Disabled Workers

 

A minor but interesting feature of mobilisation is that the scheme to utilize persons who, through physical disability, have not hitherto been able to take their place in industrial employment.

In the autumn of 1941 an interim scheme for vocational training and placing of employment of disabled person was introduced. The training is provided either in the Ministry’s own centres or in Technical Colleges, and it may be in munitions work or in other essential occupations.

Specialised training is also provided at three residential Colleges run by voluntary organizations with many years experience. Every effort is made to overcome the prejudice that exists against the employment of persons suffering from some kind of disability, and to persuade employers them to train them.

The scheme has made a useful contribution to the war effort; more than that, it has demonstrated that, given a chance, person handicapped by some kind of disability are fully capable of skilled employment, and can hold their own in ordinary competition with able-bodied workers.
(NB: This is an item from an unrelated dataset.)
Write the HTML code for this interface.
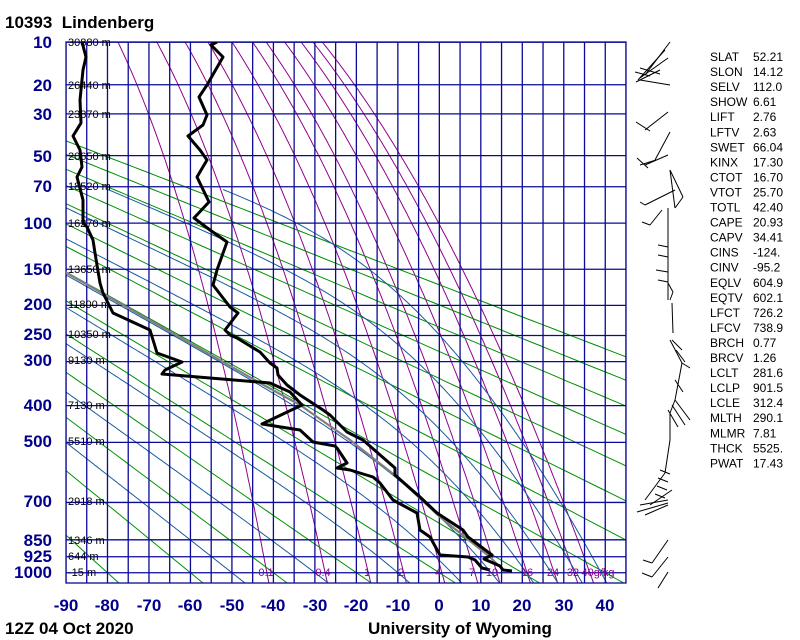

Another field in which this scheme has achieved success is in the employment of the blind, for whom it has been found that many forms of industrial occupation, sensitiveness of touch is almost as important as sight, blind persons are now undertaking successful work that in peace time would have been thought to be beyond their capacity. This interim scheme, which was introduced as a war measure, forms the basis of permanent scheme to secure the post-war rehabilitation and re-settlement in useful employment of disabled persons.